这种跨界全能,比如苏轼这种全才大满贯,比如达芬奇,你不用问他会啥,你得研究他到底不会啥。虽然每个人未必都是特长大满贯,但每个人都有特长,比如我,自我盖章特长是带娃,可惜娃并不这么认为,说我仅适合带5岁以前的娃,我纠正说2岁以前的我也不行,术业有专攻,那是育儿嫂的特长,一番讨价还价,达成共识我适合带三到五岁的娃,事后一想不对,这个年龄的娃是最好玩最萌最不费妈的,是个妈都有带这么大娃的特长呀。


扯远了,说回天才作家兼摇滚明星兼金融家奈斯博,欣赏一下他的脑洞,他写到一场枪击,两人对射,狭路相逢兵贵神速的时候写到“关于苍蝇对时间的感受,有一种说法是,当我们一掌快速挥过去时,苍蝇所感觉到的速度却慢得令它们想打哈欠,这是因为其复眼所接收到的信息实在太多了,多到大自然必须让它们身上有一台超快速的处理器,才有办法在短时间内消化一切。

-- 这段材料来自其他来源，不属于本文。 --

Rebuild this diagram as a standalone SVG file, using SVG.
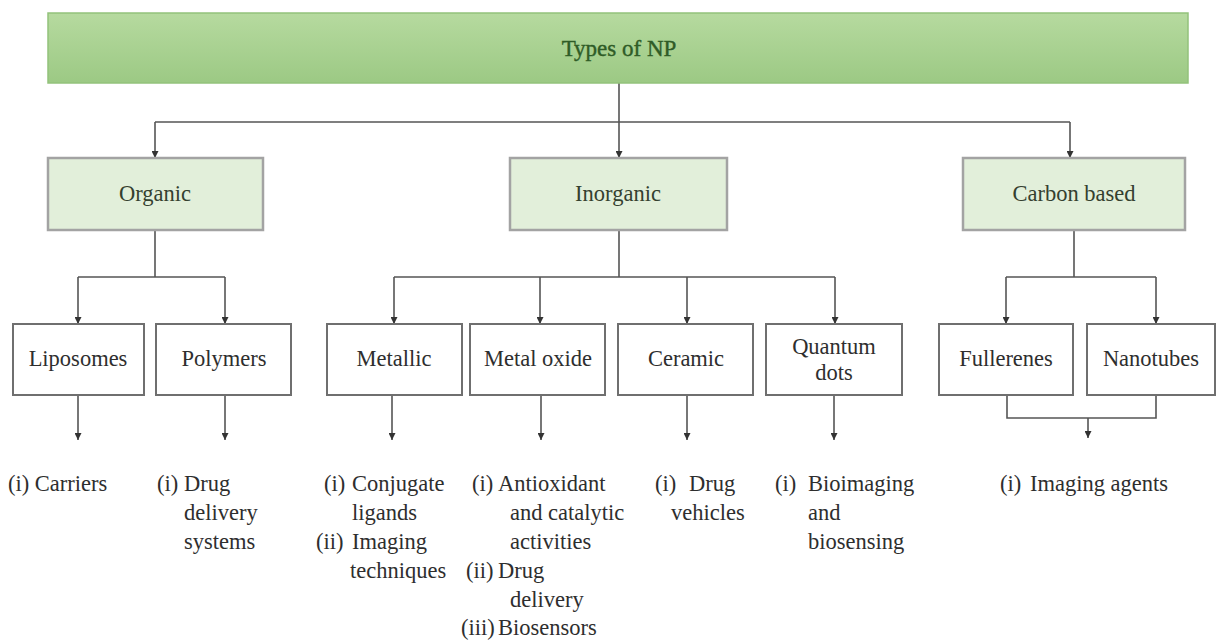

”
这种书不易剧透,我忍不住想叨逼叨一下本书的高潮,因为实在太过辣眼睛:男主为了躲避追杀,藏身粪坑,这一段实在重口,与其说男主走投无路,不如说作者走投无路,为了写出男主的英明神武把自己逼成啥啦。
看其它书的时候,要划线的太多,看《猎头游戏》刚好相反,根本没时间划线,一目十行的速度看还嫌慢,这种情节为王的书,和约翰.班维尔的书刚好相反,班维尔的书,含英咀华,读到的每一句都舍不得丢弃,你看快了就是暴殄天物,细嚼慢咽完了,有时间随时拿出来再读又是别有风味,类似书的鼻祖是《追忆似水流年》我至今记得看《追忆似水流年》的那些流年,看的时候简直度日如年,就像啃一块骨头,决不是吮指鸡翅那种啃,而是啃鸡肋的那种啃,三刷以后,那些流年才像上了釉的瓷器,变得流光溢彩起来。可没几个人能忍受前期的熬煎,这就成了阅读门槛,这门槛没什么意义,在这个文字变得小众且廉价的时代,事实证明这门槛,拦截的不是愚人,相反,知难而退的都是智者,迎难而上的成了loser
话说回来,如果看《追忆》类的书是吃一种不好吃难消化却极其有营养的大餐,那么看这种快意恩仇类书,就像吃苍蝇小馆子比如辣子蒜羊血,纯粹享受麻辣鲜香的滋味及口感及过程,至于那些需要烧脑的悬疑审美,我在狼吞虎咽里装作已经享用过了,事后也懒得去复盘——查漏补缺其构架的犯罪逻辑是否严密。肯定严密着,不严密咋获那么多奖?反正有的是人专门围追堵截、抽丝剥茧地找漏洞,我不是这一款玩家,走马观花到此一游体验完毕。